There are more than 1,700 online gambling sites, that increase their activity on winter
Players hold 'em and fold 'em on the World Wide Web especially when the temperature dips.
"As cold weather approaches, a Poker website routinely sees a 5 percent increase in player activity", according to the Poker website President Ron Burke. "When snow appears on the horizon and people stay indoors and home from work, that number jumps to 27 percent."
In the 1830s, the railroad helped increase poker's popularity. Today there are more than 1,700 online gambling sites available with the click of a mouse.
There's been an explosion of poker fueled by television and the Internet, according to Brad Daugherty, the first million-dollar winner of the World Series of Poker in 1991 when 215 players competed. This year Daugherty expects about 5,000 players to vie for the pot he estimates to be $6 million or $7 million.
Daugherty began playing in 1968 when school friends introduced him to nickel and dime poker. He still remembers feeling like a champ with his score of $3.
With the shuffle on the Internet, players can learn to ace the game, play with others or gamble for the pot. "Gamblers pay with a credit card, or an online payment system such as E-Wallet out of Canada," Burke said.
Nathan Steinberg, a resident of Framingham, with a degree in business and economics, looks at the game differently.
"In some ways, it's mathematical," said the 27-year-old Steinberg, who has netted about $1,000 since he first began playing online nine months ago.
"It's intellectually stimulating to play poker online. It's fun and it has a lot to do with math and science. At the casino, it's hard to find a cheap hold 'em, but you can find it online.

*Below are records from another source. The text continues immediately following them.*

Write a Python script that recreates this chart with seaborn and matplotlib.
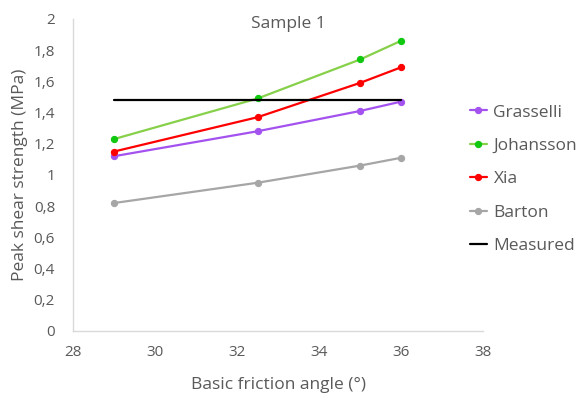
import matplotlib
matplotlib.use("Agg")
import matplotlib.pyplot as plt
import matplotlib.ticker as mticker
import seaborn as sns
import pandas as pd

# Basic friction angle (deg) and predicted peak shear strength (MPa)
angles = [29.0, 32.5, 35.0, 36.0]
grasselli = [1.12, 1.28, 1.41, 1.47]
johansson = [1.23, 1.49, 1.74, 1.86]
xia = [1.15, 1.37, 1.59, 1.69]
barton = [0.82, 0.95, 1.06, 1.11]
measured_x = [29.0, 36.0]
measured = [1.48, 1.48]

series_names = ["Grasselli", "Johansson", "Xia", "Barton"]
series_values = [grasselli, johansson, xia, barton]
line_colors = ["#a452ef", "#86d04a", "#ff0000", "#a6a6a6"]
marker_colors = ["#a452ef", "#10c810", "#ff0000", "#a6a6a6"]

sns.set_theme(style="white")
plt.rcParams["font.family"] = ["Open Sans", "DejaVu Sans"]
text_color = "#595959"

fig = plt.figure(figsize=(5.8, 3.94), dpi=100)
ax = fig.add_axes([0.126, 0.160, 0.707, 0.792])

for name, vals, lc, mc in zip(series_names, series_values, line_colors, marker_colors):
    df = pd.DataFrame({"angle": angles, "strength": vals})
    sns.lineplot(data=df, x="angle", y="strength", ax=ax, color=lc, linewidth=1.6,
                 marker="o", markersize=4.5, markerfacecolor=mc, markeredgecolor=mc,
                 label=name)

df_m = pd.DataFrame({"angle": measured_x, "strength": measured})
sns.lineplot(data=df_m, x="angle", y="strength", ax=ax, color="black", linewidth=1.6,
             label="Measured")

ax.set_xlim(28, 38)
ax.set_ylim(0, 2)
ax.set_xticks([28, 30, 32, 34, 36, 38])
ax.set_yticks([0, 0.2, 0.4, 0.6, 0.8, 1.0, 1.2, 1.4, 1.6, 1.8, 2.0])
ax.yaxis.set_major_formatter(mticker.FuncFormatter(
    lambda v, p: ("%g" % round(v, 1)).replace(".", ",")))

ax.tick_params(axis="both", labelsize=11, colors=text_color, length=0)
ax.tick_params(axis="x", pad=10)
ax.tick_params(axis="y", pad=13)
ax.set_xlabel("Basic friction angle (°)", fontsize=12.5, color=text_color, labelpad=12)
ax.set_ylabel("Peak shear strength (MPa)", fontsize=12.5, color=text_color, labelpad=4)

for side in ["top", "right"]:
    ax.spines[side].set_visible(False)
for side in ["left", "bottom"]:
    ax.spines[side].set_color("#d9d9d9")
    ax.spines[side].set_linewidth(1.0)
ax.grid(False)

fig.text(288 / 580, 1 - 24 / 394, "Sample 1", ha="center", va="center",
         fontsize=12.5, color=text_color)

leg = ax.legend(loc="upper left", bbox_to_anchor=(0.968, 0.726), frameon=False,
                fontsize=12.5, handlelength=0.95, handletextpad=0.4, labelspacing=0.99,
                borderaxespad=0, borderpad=0)
for t in leg.get_texts():
    t.set_color(text_color)

fig.savefig("out.png", dpi=100, facecolor="white")
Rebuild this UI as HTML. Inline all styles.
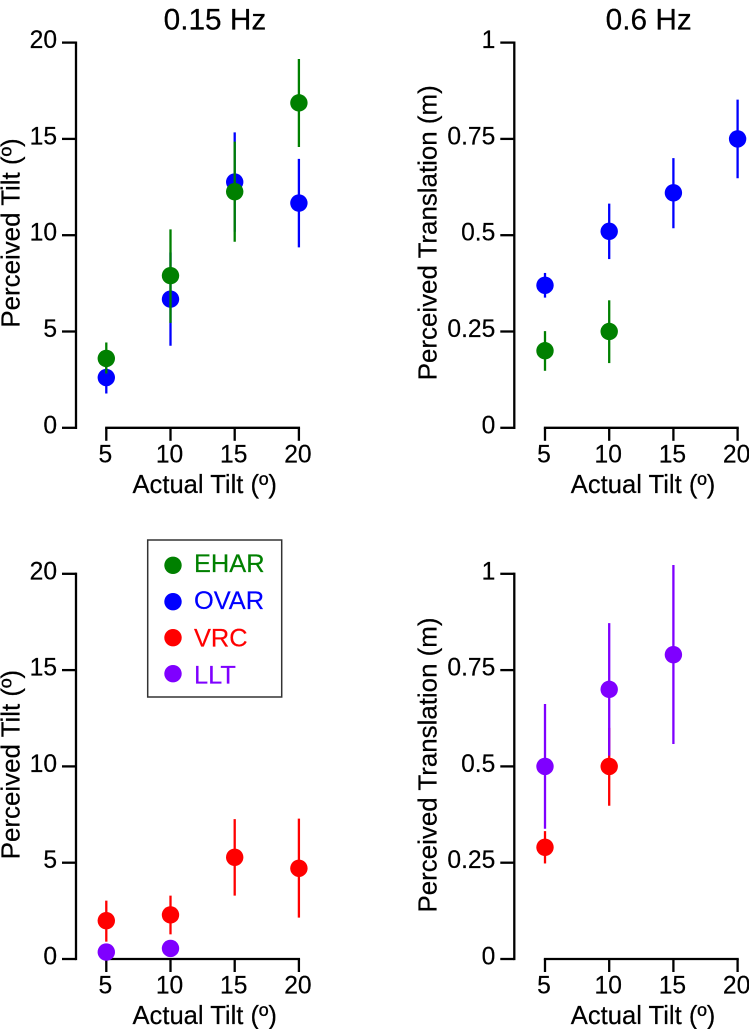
<!DOCTYPE html>
<html lang="en">
<head>
<meta charset="utf-8">
<title>Perceived tilt and translation</title>
<style>
html,body{margin:0;padding:0;background:#fff;width:749px;height:1029px;overflow:hidden}
svg{display:block}
text{font-family:"Liberation Sans",Arial,sans-serif;fill:#000;stroke:#000;stroke-width:.2px}
</style>
</head>
<body>
<svg id="chart" xmlns="http://www.w3.org/2000/svg" width="749" height="1029" viewBox="0 0 749 1029">
  <rect x="0" y="0" width="749" height="1029" fill="#fff"/>
  <text x="215" y="29.5" font-size="29.8" text-anchor="middle">0.15 Hz</text>
  <text x="648.7" y="29.5" font-size="29.8" text-anchor="middle">0.6 Hz</text>
  <g id="panels"></g>
  <g>
    <rect x="147.7" y="540" width="134" height="157" fill="#fff" stroke="#333" stroke-width="1.5"/>
    <circle cx="173" cy="565.3" r="8.7" fill="#008000"/>
    <text x="194" y="572" font-size="25.4" style="fill:#008000;stroke:#008000">EHAR</text>
    <circle cx="173" cy="601.7" r="8.7" fill="#0000ff"/>
    <text x="194" y="609" font-size="25.4" style="fill:#0000ff;stroke:#0000ff">OVAR</text>
    <circle cx="173" cy="637.7" r="8.7" fill="#ff0000"/>
    <text x="194" y="646.3" font-size="25.4" style="fill:#ff0000;stroke:#ff0000">VRC</text>
    <circle cx="173" cy="673.7" r="8.7" fill="#7f00ff"/>
    <text x="194" y="683.7" font-size="25.4" style="fill:#7f00ff;stroke:#7f00ff">LLT</text>
  </g>
</svg>
<script>
// Shared categories and tick labels
const actualTilt = [5, 10, 15, 20];
const tiltTicks = [0, 5, 10, 15, 20];
const translationTicks = [0, 0.25, 0.5, 0.75, 1];
const translationTickLabels = ['0', '0.25', '0.5', '0.75', '1'];

// Panel A: perceived tilt at 0.15 Hz
const ovarTiltValues = [2.61, 6.68, 12.76, 11.67];
const ovarTiltUpper = [3.44, 9.1, 15.34, 13.96];
const ovarTiltLower = [1.78, 4.26, 10.18, 9.37];
const eharTiltValues = [3.6, 7.9, 12.26, 16.87];
const eharTiltUpper = [4.43, 10.3, 14.86, 19.15];
const eharTiltLower = [2.82, 5.45, 9.66, 14.58];

// Panel B: perceived translation at 0.6 Hz
const ovarTransValues = [0.37, 0.51, 0.61, 0.75];
const ovarTransUpper = [0.402, 0.582, 0.70, 0.852];
const ovarTransLower = [0.338, 0.438, 0.518, 0.648];
const eharTransValues = [0.2, 0.25];
const eharTransUpper = [0.251, 0.331];
const eharTransLower = [0.148, 0.168];

// Panel C: perceived tilt, VRC and LLT
const lltTiltValues = [0.36, 0.55];
const lltTiltUpper = [0.36, 0.55];
const lltTiltLower = [0.36, 0.55];
const vrcTiltValues = [1.99, 2.29, 5.28, 4.71];
const vrcTiltUpper = [3.03, 3.29, 7.26, 7.29];
const vrcTiltLower = [0.9, 1.28, 3.29, 2.15];

// Panel D: perceived translation, VRC and LLT
const lltTransValues = [0.5, 0.7, 0.79];
const lltTransUpper = [0.662, 0.872, 1.023];
const lltTransLower = [0.338, 0.528, 0.558];
const vrcTransValues = [0.29, 0.5];
const vrcTransUpper = [0.332, 0.6];
const vrcTransLower = [0.248, 0.398];

const NS = 'http://www.w3.org/2000/svg';
const root = document.getElementById('panels');

function make(parent, tag, attrs, text) {
  const el = document.createElementNS(NS, tag);
  for (const k in attrs) el.setAttribute(k, attrs[k]);
  if (text !== undefined) el.textContent = text;
  parent.appendChild(el);
  return el;
}

function drawPanel(cfg) {
  const g = make(root, 'g', {});
  
  

  const xScale = v => cfg.x5 + (v - 5) * (192.6 / 15);
  const yScale = v => cfg.yBase - (v / cfg.yMax) * 385.2;

  // Y axis
  const yAxis = make(g, 'g', {});
  
  
  const yLine = make(yAxis, 'line', {x1: cfg.axisX, x2: cfg.axisX, y1: yScale(cfg.yMax) - 1.15, y2: yScale(0) + 1.15, stroke: '#000', 'stroke-width': 2.3});
  
  
  cfg.yTicks.forEach((t, i) => {
    const tick = make(yAxis, 'line', {x1: cfg.axisX - 14, x2: cfg.axisX, y1: yScale(t), y2: yScale(t), stroke: '#000', 'stroke-width': 2.3});
    
    
    const label = make(yAxis, 'text', {x: cfg.axisX - 19, y: yScale(t) + 5.5, 'font-size': 24.6, 'text-anchor': 'end'}, cfg.yLabels[i]);
    
    
  });
  const yTitle = make(yAxis, 'text', {transform: 'translate(' + cfg.yTitleX + ',' + cfg.yTitleY + ') rotate(-90)', 'font-size': 25.9, 'text-anchor': 'middle'}, cfg.yTitle);
  
  

  // X axis
  const xAxis = make(g, 'g', {});
  
  
  const xLine = make(xAxis, 'line', {x1: xScale(actualTilt[0]) - 1.15, x2: xScale(actualTilt[actualTilt.length - 1]) + 1.15, y1: yScale(0), y2: yScale(0), stroke: '#000', 'stroke-width': 2.3});
  
  
  actualTilt.forEach(t => {
    const tick = make(xAxis, 'line', {x1: xScale(t), x2: xScale(t), y1: yScale(0), y2: yScale(0) + 13, stroke: '#000', 'stroke-width': 2.3});
    
    
    const label = make(xAxis, 'text', {x: xScale(t) - 1, y: yScale(0) + 34.5, 'font-size': 24.6, 'text-anchor': 'middle'}, String(t));
    
    
  });
  const xTitle = make(xAxis, 'text', {x: cfg.xTitleX, y: yScale(0) + 65, 'font-size': 25.6, 'text-anchor': 'middle'}, 'Actual Tilt (º)');
  
  

  // Series
  cfg.series.forEach(s => {
    const sg = make(g, 'g', {});
    
    
    s.values.forEach((v, i) => {
      const cx = xScale(actualTilt[i]);
      if (s.upper[i] !== s.lower[i]) {
        const bar = make(sg, 'line', {x1: cx, x2: cx, y1: yScale(s.upper[i]), y2: yScale(s.lower[i]), stroke: s.color, 'stroke-width': 2.3});
        
        
      }
      const dot = make(sg, 'circle', {cx: cx, cy: yScale(v), r: 8.7, fill: s.color});
      
      
    });
  });
}

const GREEN = '#008000', BLUE = '#0000ff', RED = '#ff0000', PURPLE = '#7f00ff';
const tiltLabels = tiltTicks.map(String);

drawPanel({
  name: 'panel-tilt-0-15-hz', axisX: 76, x5: 106.3, yBase: 427.8, yMax: 20,
  yTicks: tiltTicks, yLabels: tiltLabels, yTitle: 'Perceived Tilt (º)', yTitleX: 19.5, yTitleY: 233, xTitleX: 204.7,
  series: [
    {key: 'ovar', color: BLUE, values: ovarTiltValues, upper: ovarTiltUpper, lower: ovarTiltLower},
    {key: 'ehar', color: GREEN, values: eharTiltValues, upper: eharTiltUpper, lower: eharTiltLower}
  ]
});
drawPanel({
  name: 'panel-translation-0-6-hz', axisX: 514.3, x5: 545, yBase: 427.8, yMax: 1,
  yTicks: translationTicks, yLabels: translationTickLabels, yTitle: 'Perceived Translation (m)', yTitleX: 436.7, yTitleY: 232.8, xTitleX: 643,
  series: [
    {key: 'ovar', color: BLUE, values: ovarTransValues, upper: ovarTransUpper, lower: ovarTransLower},
    {key: 'ehar', color: GREEN, values: eharTransValues, upper: eharTransUpper, lower: eharTransLower}
  ]
});
drawPanel({
  name: 'panel-tilt-vrc-llt', axisX: 76, x5: 106.3, yBase: 959, yMax: 20,
  yTicks: tiltTicks, yLabels: tiltLabels, yTitle: 'Perceived Tilt (º)', yTitleX: 19.5, yTitleY: 764.6, xTitleX: 204.7,
  series: [
    {key: 'llt', color: PURPLE, values: lltTiltValues, upper: lltTiltUpper, lower: lltTiltLower},
    {key: 'vrc', color: RED, values: vrcTiltValues, upper: vrcTiltUpper, lower: vrcTiltLower}
  ]
});
drawPanel({
  name: 'panel-translation-vrc-llt', axisX: 514.3, x5: 545, yBase: 959, yMax: 1,
  yTicks: translationTicks, yLabels: translationTickLabels, yTitle: 'Perceived Translation (m)', yTitleX: 436.7, yTitleY: 765, xTitleX: 643,
  series: [
    {key: 'vrc', color: RED, values: vrcTransValues, upper: vrcTransUpper, lower: vrcTransLower},
    {key: 'llt', color: PURPLE, values: lltTransValues, upper: lltTransUpper, lower: lltTransLower}
  ]
});
</script>
</body>
</html>
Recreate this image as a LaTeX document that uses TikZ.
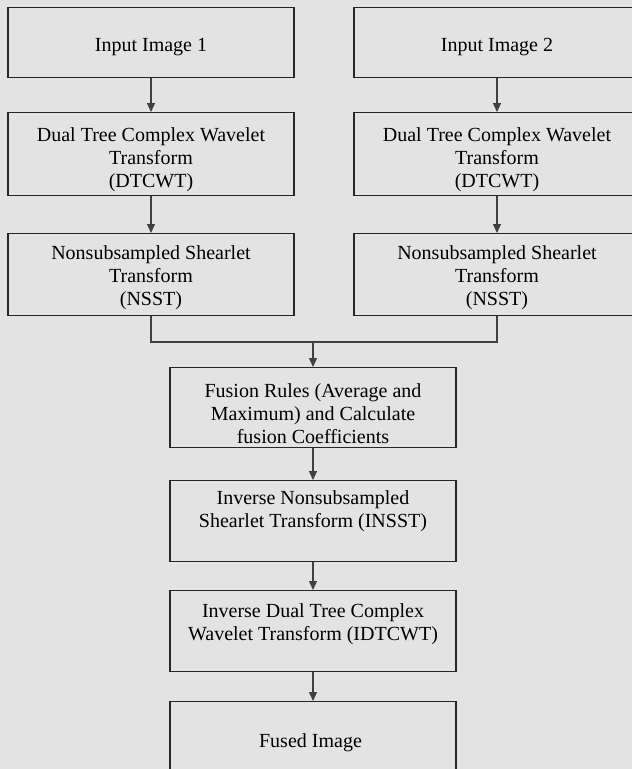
\documentclass[tikz,border=0pt]{standalone}
\usepackage{fontspec}
\setmainfont{Liberation Serif}
\usetikzlibrary{calc,arrows.meta}
\newcommand*{\DrawBlocks}[1]{% #1 = list of name/x/top/height/gap/text
  \foreach \name/\x/\y/\h/\gap/\txt in {#1} {
    \node [block, minimum height=\h] (\name) at (\x,\y) {};
    \node [blocktext] (\name-txt) at ($(\name.north)+(0,\gap)$) {\txt};
    }%
}

\begin{document}
\begin{tikzpicture}[x=1pt,y=-1pt,
    block/.style={draw=black!85, line width=1.2pt, minimum width=286, anchor=north, inner sep=0},
    blocktext/.style={anchor=north, align=center, inner sep=0, font=\fontsize{20}{23}\selectfont},
    joint/.style={draw=black!75, line width=1.2pt},
    flow/.style={joint, -{Triangle[length=9pt,width=8pt]}}]
    \clip (0,0) rectangle (632,769);
    \fill [black!11] (0,0) rectangle (632,769);
    \begin{scope}[local bounding box=chart]

         \DrawBlocks{
            %name/x/top/height/gap/text
            in1/151/7/70/31/{Input Image 1},
            in2/497/7/70/31/{Input Image 2},
            dt1/151/112/83/15/{Dual Tree Complex Wavelet\\Transform\\(DTCWT)},
            dt2/497/112/83/15/{Dual Tree Complex Wavelet\\Transform\\(DTCWT)},
            ns1/151/233/82/12/{Nonsubsampled Shearlet\\Transform\\(NSST)},
            ns2/497/233/82/12/{Nonsubsampled Shearlet\\Transform\\(NSST)},
            fus/313/367/80/16/{Fusion Rules (Average and\\Maximum) and Calculate\\fusion Coefficients},
            insst/313/480/81/10/{Inverse Nonsubsampled\\Shearlet Transform (INSST)},
            idtcwt/313/590/81/13/{Inverse Dual Tree Complex\\Wavelet Transform (IDTCWT)},
            fused/313/701/80/32/{Fused Image}
         }

    \end{scope}
    \coordinate (merge) at (313,342);
    \draw [flow] (in1) -- (dt1);
    \draw [flow] (dt1) -- (ns1);
    \draw [flow] (in2) -- (dt2);
    \draw [flow] (dt2) -- (ns2);
    \draw [joint] (ns1.south) |- (merge) -| (ns2.south);
    \draw [flow] (merge) -- (fus);
    \draw [flow] (fus) -- (insst);
    \draw [flow] (insst) -- (idtcwt);
    \draw [flow] (idtcwt) -- (fused);
\end{tikzpicture}
\end{document}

There are a lot more options online."
Players log on to this Poker website for a virtual game with up to 10 players or as few as two. "There is only one winner per hand, unless there is a tie between two people (which is very rare) and in that case both players split the pot," Burke said.
Steinberg, moderate in the way he lives his life, knows gambling has a negative image because some gamblers are addicted.
A member of Gamblers Anonymous knows about addiction and has witnessed the growth of the poker craze on the Web. "A fair percent of the younger people who come in are hooked on playing poker on the Internet, but sports are big as well. Going online is easy. They just sit at a computer."
Before the anonymous member stopped gambling 31 years ago, he bet on the first eight Super Bowls. "I was an equal opportunity gambler. I gambled on everything. Gambling was my drug of choice. It's a very insidious illness."